(EXERCISE INPUTS)
==============================
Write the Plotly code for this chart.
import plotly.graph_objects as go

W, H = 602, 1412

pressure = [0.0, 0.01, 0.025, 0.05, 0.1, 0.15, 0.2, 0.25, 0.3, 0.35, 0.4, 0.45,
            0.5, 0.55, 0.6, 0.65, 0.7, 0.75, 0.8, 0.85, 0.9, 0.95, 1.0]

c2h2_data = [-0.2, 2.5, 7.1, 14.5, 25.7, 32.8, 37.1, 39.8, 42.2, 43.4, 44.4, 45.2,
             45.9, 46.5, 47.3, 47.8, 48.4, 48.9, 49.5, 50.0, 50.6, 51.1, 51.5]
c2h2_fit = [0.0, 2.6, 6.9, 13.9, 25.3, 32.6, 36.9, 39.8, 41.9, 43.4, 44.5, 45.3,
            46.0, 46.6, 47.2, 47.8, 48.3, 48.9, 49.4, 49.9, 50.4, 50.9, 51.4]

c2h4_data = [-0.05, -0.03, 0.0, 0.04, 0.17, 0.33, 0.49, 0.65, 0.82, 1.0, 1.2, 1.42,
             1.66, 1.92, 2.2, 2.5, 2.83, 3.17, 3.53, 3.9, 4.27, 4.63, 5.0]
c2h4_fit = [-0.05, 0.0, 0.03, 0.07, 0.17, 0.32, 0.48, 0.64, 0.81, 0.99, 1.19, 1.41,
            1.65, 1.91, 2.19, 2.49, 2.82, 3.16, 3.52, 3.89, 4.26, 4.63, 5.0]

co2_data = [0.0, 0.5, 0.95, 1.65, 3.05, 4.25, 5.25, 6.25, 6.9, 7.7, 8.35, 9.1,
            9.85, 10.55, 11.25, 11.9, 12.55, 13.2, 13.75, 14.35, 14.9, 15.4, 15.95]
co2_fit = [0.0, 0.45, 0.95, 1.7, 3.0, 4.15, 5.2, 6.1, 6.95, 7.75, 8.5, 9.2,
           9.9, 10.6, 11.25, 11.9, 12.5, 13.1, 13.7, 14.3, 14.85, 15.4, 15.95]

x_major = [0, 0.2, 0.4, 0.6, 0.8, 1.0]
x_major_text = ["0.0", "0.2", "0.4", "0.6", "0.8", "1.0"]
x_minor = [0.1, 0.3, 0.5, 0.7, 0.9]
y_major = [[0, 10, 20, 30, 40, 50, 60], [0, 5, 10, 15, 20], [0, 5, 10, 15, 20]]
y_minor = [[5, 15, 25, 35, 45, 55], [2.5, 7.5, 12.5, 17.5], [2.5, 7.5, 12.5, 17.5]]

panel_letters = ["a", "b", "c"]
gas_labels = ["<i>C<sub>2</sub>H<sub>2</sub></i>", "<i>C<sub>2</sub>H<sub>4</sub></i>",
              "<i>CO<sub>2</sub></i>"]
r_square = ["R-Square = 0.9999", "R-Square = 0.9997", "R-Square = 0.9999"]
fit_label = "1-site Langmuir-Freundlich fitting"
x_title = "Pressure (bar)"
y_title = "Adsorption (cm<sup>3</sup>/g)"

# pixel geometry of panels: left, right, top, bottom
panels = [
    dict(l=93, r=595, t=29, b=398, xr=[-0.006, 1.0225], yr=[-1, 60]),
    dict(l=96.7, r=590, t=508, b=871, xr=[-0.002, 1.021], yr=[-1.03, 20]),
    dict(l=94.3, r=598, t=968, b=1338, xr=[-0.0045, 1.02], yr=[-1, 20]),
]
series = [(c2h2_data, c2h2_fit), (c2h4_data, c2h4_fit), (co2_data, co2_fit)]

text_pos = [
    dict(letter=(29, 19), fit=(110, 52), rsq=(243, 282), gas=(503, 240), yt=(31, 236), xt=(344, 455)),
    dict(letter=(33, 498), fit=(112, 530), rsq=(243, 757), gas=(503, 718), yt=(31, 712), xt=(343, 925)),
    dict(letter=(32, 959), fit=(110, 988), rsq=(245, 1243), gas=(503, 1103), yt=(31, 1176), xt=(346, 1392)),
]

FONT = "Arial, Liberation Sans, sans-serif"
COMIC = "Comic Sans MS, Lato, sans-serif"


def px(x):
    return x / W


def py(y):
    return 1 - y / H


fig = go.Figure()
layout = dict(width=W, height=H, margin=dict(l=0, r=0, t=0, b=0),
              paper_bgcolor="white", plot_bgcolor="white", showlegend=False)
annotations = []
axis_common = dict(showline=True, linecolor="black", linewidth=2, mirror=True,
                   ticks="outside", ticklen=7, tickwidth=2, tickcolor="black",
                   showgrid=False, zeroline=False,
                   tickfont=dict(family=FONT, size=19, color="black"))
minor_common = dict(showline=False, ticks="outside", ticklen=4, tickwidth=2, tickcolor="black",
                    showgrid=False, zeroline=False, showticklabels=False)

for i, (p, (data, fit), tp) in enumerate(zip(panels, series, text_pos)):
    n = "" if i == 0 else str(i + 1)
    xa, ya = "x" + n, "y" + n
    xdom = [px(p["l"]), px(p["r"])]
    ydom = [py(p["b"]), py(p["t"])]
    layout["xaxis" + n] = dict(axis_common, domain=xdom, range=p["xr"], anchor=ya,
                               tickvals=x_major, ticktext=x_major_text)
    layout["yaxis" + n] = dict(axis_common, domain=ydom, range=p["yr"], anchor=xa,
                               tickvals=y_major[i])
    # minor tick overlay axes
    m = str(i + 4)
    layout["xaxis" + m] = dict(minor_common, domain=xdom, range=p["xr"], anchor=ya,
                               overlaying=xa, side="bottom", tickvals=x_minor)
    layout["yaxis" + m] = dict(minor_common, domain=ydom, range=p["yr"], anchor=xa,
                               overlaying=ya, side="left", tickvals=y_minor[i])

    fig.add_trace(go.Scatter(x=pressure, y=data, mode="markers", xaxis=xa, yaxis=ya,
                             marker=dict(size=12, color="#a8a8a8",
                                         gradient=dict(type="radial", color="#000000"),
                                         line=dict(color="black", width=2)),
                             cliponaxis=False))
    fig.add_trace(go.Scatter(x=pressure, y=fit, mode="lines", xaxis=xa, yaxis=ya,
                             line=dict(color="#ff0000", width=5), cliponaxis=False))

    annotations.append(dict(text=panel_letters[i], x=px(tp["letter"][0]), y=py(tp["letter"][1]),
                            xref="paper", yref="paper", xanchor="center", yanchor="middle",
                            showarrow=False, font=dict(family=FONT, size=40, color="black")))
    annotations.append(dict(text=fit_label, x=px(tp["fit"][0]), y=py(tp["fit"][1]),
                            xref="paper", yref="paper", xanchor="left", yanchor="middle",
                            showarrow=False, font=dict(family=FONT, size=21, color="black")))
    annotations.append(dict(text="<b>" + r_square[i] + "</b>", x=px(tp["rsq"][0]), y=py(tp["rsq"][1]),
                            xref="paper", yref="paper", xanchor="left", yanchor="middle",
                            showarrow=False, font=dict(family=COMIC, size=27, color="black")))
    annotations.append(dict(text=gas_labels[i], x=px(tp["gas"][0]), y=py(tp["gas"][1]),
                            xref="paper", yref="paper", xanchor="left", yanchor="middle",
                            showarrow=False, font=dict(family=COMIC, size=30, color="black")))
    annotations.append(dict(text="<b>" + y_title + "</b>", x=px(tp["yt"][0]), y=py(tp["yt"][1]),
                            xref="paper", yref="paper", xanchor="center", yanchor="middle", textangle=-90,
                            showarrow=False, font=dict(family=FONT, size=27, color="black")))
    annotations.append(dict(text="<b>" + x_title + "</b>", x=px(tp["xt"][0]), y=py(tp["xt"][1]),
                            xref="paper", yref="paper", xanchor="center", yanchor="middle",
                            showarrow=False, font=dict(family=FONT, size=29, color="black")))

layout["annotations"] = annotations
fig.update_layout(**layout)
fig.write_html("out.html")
==============================
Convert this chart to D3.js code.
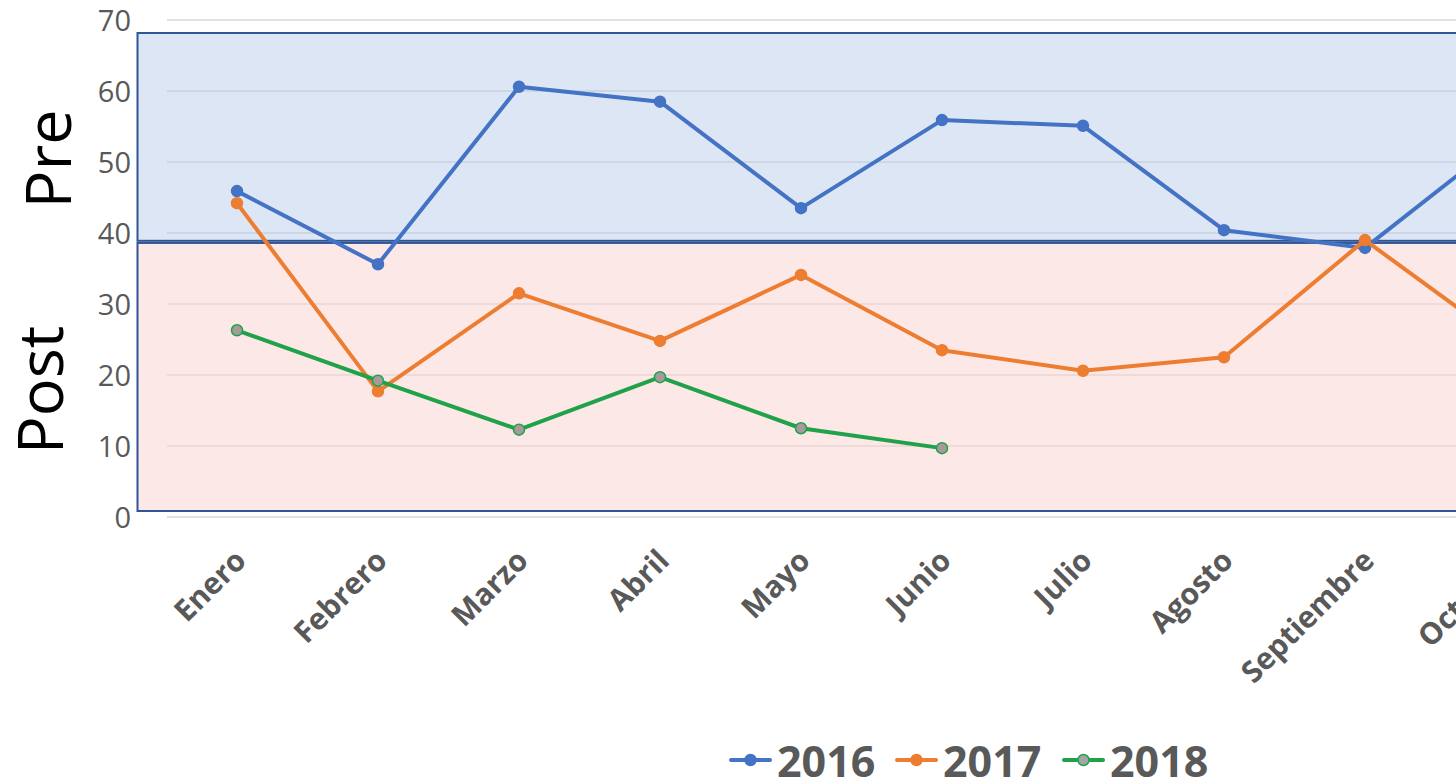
==============================
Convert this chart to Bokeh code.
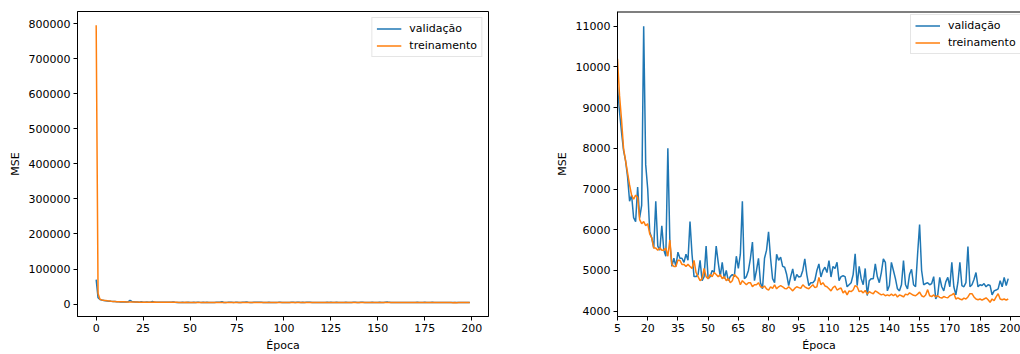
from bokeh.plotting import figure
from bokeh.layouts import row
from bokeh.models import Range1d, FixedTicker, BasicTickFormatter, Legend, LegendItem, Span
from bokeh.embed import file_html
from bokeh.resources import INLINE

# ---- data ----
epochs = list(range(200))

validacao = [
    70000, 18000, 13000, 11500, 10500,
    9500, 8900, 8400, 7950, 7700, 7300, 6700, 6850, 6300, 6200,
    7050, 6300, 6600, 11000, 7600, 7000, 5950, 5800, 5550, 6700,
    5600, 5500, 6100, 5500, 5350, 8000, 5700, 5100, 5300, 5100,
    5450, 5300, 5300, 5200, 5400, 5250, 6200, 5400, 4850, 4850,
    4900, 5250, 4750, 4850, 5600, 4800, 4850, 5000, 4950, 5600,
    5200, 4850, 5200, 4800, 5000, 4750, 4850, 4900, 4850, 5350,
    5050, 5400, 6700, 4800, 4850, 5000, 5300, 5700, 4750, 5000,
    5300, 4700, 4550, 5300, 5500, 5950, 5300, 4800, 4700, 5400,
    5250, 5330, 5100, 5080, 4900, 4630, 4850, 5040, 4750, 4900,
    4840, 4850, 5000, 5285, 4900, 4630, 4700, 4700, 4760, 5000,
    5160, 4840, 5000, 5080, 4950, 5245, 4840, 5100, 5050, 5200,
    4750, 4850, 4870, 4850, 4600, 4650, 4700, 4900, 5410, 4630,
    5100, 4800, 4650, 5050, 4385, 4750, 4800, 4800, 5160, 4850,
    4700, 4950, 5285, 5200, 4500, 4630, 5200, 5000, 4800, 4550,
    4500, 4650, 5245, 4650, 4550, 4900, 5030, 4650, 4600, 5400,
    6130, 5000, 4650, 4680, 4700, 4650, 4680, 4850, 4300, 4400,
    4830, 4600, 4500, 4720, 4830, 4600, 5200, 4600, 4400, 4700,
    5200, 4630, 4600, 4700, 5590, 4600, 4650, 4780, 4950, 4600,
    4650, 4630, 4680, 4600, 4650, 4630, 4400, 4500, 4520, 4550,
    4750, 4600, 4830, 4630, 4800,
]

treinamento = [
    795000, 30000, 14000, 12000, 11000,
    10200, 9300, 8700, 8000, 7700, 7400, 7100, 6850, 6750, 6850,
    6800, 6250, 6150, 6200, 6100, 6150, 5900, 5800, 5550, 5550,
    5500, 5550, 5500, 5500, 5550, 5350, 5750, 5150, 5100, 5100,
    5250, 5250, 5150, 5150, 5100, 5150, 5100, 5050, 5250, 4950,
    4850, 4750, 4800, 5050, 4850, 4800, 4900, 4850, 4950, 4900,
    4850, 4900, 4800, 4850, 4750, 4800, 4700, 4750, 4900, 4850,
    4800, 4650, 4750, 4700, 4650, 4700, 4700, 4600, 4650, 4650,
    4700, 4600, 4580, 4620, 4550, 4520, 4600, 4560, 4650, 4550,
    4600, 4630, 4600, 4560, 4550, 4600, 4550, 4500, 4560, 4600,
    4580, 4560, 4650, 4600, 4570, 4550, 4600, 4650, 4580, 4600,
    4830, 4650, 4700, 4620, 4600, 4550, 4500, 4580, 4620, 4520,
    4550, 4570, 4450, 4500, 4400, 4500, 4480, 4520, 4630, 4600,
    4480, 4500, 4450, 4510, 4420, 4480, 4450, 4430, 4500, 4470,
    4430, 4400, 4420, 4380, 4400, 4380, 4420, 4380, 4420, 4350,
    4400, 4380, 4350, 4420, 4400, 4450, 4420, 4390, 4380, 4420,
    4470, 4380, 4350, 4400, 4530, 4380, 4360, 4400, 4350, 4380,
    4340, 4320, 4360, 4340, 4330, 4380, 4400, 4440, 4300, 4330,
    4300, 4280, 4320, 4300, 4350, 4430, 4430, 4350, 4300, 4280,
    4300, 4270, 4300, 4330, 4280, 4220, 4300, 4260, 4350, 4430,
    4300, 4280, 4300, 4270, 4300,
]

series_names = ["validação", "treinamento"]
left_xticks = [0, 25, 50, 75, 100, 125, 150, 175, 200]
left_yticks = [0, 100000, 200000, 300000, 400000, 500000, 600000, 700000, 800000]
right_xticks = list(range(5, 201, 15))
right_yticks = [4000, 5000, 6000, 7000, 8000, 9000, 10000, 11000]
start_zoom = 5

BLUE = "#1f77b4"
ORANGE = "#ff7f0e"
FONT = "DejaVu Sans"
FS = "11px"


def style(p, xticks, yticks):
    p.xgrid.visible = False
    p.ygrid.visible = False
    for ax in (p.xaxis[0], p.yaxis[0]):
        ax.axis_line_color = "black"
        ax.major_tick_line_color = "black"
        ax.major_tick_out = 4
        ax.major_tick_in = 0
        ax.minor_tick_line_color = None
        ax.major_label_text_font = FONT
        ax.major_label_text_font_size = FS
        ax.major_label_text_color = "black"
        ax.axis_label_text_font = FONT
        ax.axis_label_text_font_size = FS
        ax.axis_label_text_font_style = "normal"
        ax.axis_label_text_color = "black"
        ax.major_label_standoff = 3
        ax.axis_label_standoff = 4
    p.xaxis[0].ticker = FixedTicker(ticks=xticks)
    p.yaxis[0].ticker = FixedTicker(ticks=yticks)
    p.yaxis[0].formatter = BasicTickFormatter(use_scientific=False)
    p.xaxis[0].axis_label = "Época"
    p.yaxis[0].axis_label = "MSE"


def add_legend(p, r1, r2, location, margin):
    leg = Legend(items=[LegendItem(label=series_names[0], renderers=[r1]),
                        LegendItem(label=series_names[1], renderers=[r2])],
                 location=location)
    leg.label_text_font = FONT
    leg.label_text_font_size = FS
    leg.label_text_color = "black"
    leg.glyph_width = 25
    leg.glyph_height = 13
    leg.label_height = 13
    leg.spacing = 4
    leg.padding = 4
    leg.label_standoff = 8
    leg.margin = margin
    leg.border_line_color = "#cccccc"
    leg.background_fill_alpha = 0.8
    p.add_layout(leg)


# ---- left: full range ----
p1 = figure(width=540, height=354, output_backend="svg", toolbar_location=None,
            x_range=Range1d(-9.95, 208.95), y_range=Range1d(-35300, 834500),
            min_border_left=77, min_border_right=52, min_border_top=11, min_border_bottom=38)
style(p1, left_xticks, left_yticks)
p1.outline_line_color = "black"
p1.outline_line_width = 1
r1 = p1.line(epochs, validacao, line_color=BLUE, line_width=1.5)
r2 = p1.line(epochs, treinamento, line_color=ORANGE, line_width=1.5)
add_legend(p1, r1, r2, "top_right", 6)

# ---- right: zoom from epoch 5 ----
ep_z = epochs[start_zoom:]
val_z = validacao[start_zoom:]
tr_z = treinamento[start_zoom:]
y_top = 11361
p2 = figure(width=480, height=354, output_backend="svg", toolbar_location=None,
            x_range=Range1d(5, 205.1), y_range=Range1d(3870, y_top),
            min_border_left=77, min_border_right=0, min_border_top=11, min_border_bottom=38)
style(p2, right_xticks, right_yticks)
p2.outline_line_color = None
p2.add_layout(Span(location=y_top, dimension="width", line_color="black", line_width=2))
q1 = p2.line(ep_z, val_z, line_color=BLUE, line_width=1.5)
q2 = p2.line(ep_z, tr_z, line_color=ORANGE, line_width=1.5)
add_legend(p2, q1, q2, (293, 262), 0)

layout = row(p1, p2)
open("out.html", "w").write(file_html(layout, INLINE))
==============================
(TASK DIRECTIONS) From the entries above, collect every line with the string "Convert" in it.

(WRITTEN SOLUTION)
Convert this chart to D3.js code.
Convert this chart to Bokeh code.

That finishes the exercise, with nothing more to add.